## [Problem details]
Retype only what runs from the first line of the listing to the line holding "Range1d((H - row0_px)", both included. Do not retype the pictures.

## [Provided data]
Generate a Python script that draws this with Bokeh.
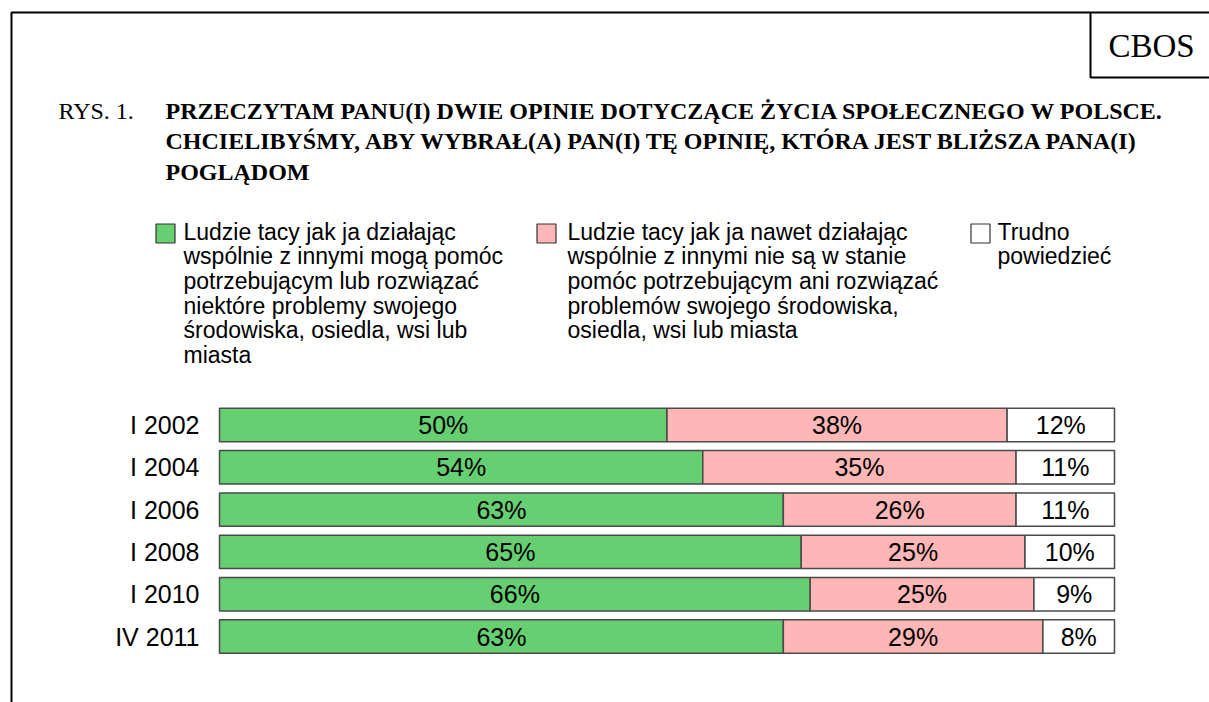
import numpy as np
from bokeh.plotting import figure
from bokeh.models import Range1d, ColumnDataSource
from bokeh.core.properties import value
from bokeh.embed import file_html
from bokeh.resources import INLINE

# ---------------- data ----------------
categories = ["I 2002", "I 2004", "I 2006", "I 2008", "I 2010", "IV 2011"]
can_help = [50, 54, 63, 65, 66, 63]
cannot_help = [38, 35, 26, 25, 25, 29]
hard_to_say = [12, 11, 11, 10, 9, 8]

series_names = [
    "Ludzie tacy jak ja działając\nwspólnie z innymi mogą pomóc\npotrzebującym lub rozwiązać\nniektóre problemy swojego\nśrodowiska, osiedla, wsi lub\nmiasta",
    "Ludzie tacy jak ja nawet działając\nwspólnie z innymi nie są w stanie\npomóc potrzebującym ani rozwiązać\nproblemów swojego środowiska,\nosiedla, wsi lub miasta",
    "Trudno\npowiedzieć",
]
title_prefix = "RYS. 1."
title_lines = [
    "PRZECZYTAM PANU(I) DWIE OPINIE DOTYCZĄCE ŻYCIA SPOŁECZNEGO W POLSCE.",
    "CHCIELIBYŚMY, ABY WYBRAŁ(A) PAN(I) TĘ OPINIĘ, KTÓRA JEST BLIŻSZA PANA(I)",
    "POGLĄDOM",
]
source_label = "CBOS"

# ---------------- styles / layout ----------------
W, H = 1209, 702
colors = ["#66CF71", "#FFB6B6", "#FFFFFF"]
SANS = "Liberation Sans"
SERIF = "Liberation Serif"

bar_left_px, bar_right_px = 219, 1114
px_per_pct = (bar_right_px - bar_left_px) / 100.0
row0_px, row_pitch = 424.5, 42.3

p = figure(width=W, height=H, x_axis_type=None, y_axis_type=None,
           x_range=Range1d(0, W), y_range=Range1d(H, 0),
           min_border=0, toolbar_location=None, output_backend="svg",
           outline_line_color=None, background_fill_color="white",
           border_fill_color="white")
p.grid.visible = False

p.extra_x_ranges = {"pct": Range1d(-bar_left_px / px_per_pct, (W - bar_left_px) / px_per_pct)}
p.extra_y_ranges = {"row": Range1d((H - row0_px) / row_pitch, -row0_px / row_pitch)}

# ---------------- bars ----------------
rows = np.arange(len(categories))
series = [np.array(can_help), np.array(cannot_help), np.array(hard_to_say)]
left = np.zeros(len(categories))
for vals, col in zip(series, colors):
    right = left + vals
    src = ColumnDataSource(dict(y=rows, left=left, right=right,
                                mid=(left + right) / 2,
                                lab=[f"{v}%" for v in vals]))
    p.hbar(y="y", left="left", right="right", height=0.79, source=src,
           fill_color=col, line_color="#4a4a4a", line_width=1.5,
           x_range_name="pct", y_range_name="row")
    p.text(x="mid", y="y", text="lab", source=src, x_range_name="pct",
           y_range_name="row", text_align="center", text_baseline="middle",
           text_font=value(SANS), text_font_size="25px", text_color="black")
    left = right

# category labels
p.text(x=np.zeros(len(categories)), y=rows, text=categories, x_offset=-20,
       x_range_name="pct", y_range_name="row", text_align="right",
       text_baseline="middle", text_font=value(SANS), text_font_size="25px",
       text_color="black")

# ---------------- legend ----------------
leg_sq_x = [165, 546, 980]
leg_txt_x = [183, 567, 997]
p.scatter(x=leg_sq_x, y=[233] * 3, marker="square", size=19,
          fill_color=colors, line_color="#333333", line_width=1.2)
p.text(x=leg_txt_x, y=[218] * 3, text=series_names, text_align="left",
       text_baseline="top", text_font=value(SANS), text_font_size="23px",
       text_line_height=0.95, text_color="black")

# ---------------- title ----------------
p.text(x=[58], y=[110], text=[title_prefix], text_align="left",
       text_baseline="middle", text_font=value(SERIF), text_font_size="24px",
       text_color="black")
p.text(x=[165] * 3, y=[110, 140.5, 171], text=title_lines, text_align="left",
       text_baseline="middle", text_font=value(SERIF), text_font_size="24px",
       text_font_style="bold", text_color="black")

# ---------------- frame and CBOS box ----------------
p.line(x=[11, 11, W], y=[H, 12, 12], line_color="black", line_width=2)
p.line(x=[1090, 1090, W], y=[12, 77, 77], line_color="black", line_width=2)
p.text(x=[1151], y=[45], text=[source_label], text_align="center",
       text_baseline="middle", text_font=value(SERIF), text_font_size="33px",
       text_color="black")

open("out.html", "w").write(file_html(p, INLINE))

## [Answer to the task]
Generate a Python script that draws this with Bokeh.
import numpy as np
from bokeh.plotting import figure
from bokeh.models import Range1d, ColumnDataSource
from bokeh.core.properties import value
from bokeh.embed import file_html
from bokeh.resources import INLINE

# ---------------- data ----------------
categories = ["I 2002", "I 2004", "I 2006", "I 2008", "I 2010", "IV 2011"]
can_help = [50, 54, 63, 65, 66, 63]
cannot_help = [38, 35, 26, 25, 25, 29]
hard_to_say = [12, 11, 11, 10, 9, 8]

series_names = [
    "Ludzie tacy jak ja działając\nwspólnie z innymi mogą pomóc\npotrzebującym lub rozwiązać\nniektóre problemy swojego\nśrodowiska, osiedla, wsi lub\nmiasta",
    "Ludzie tacy jak ja nawet działając\nwspólnie z innymi nie są w stanie\npomóc potrzebującym ani rozwiązać\nproblemów swojego środowiska,\nosiedla, wsi lub miasta",
    "Trudno\npowiedzieć",
]
title_prefix = "RYS. 1."
title_lines = [
    "PRZECZYTAM PANU(I) DWIE OPINIE DOTYCZĄCE ŻYCIA SPOŁECZNEGO W POLSCE.",
    "CHCIELIBYŚMY, ABY WYBRAŁ(A) PAN(I) TĘ OPINIĘ, KTÓRA JEST BLIŻSZA PANA(I)",
    "POGLĄDOM",
]
source_label = "CBOS"

# ---------------- styles / layout ----------------
W, H = 1209, 702
colors = ["#66CF71", "#FFB6B6", "#FFFFFF"]
SANS = "Liberation Sans"
SERIF = "Liberation Serif"

bar_left_px, bar_right_px = 219, 1114
px_per_pct = (bar_right_px - bar_left_px) / 100.0
row0_px, row_pitch = 424.5, 42.3

p = figure(width=W, height=H, x_axis_type=None, y_axis_type=None,
           x_range=Range1d(0, W), y_range=Range1d(H, 0),
           min_border=0, toolbar_location=None, output_backend="svg",
           outline_line_color=None, background_fill_color="white",
           border_fill_color="white")
p.grid.visible = False

p.extra_x_ranges = {"pct": Range1d(-bar_left_px / px_per_pct, (W - bar_left_px) / px_per_pct)}
p.extra_y_ranges = {"row": Range1d((H - row0_px) / row_pitch, -row0_px / row_pitch)}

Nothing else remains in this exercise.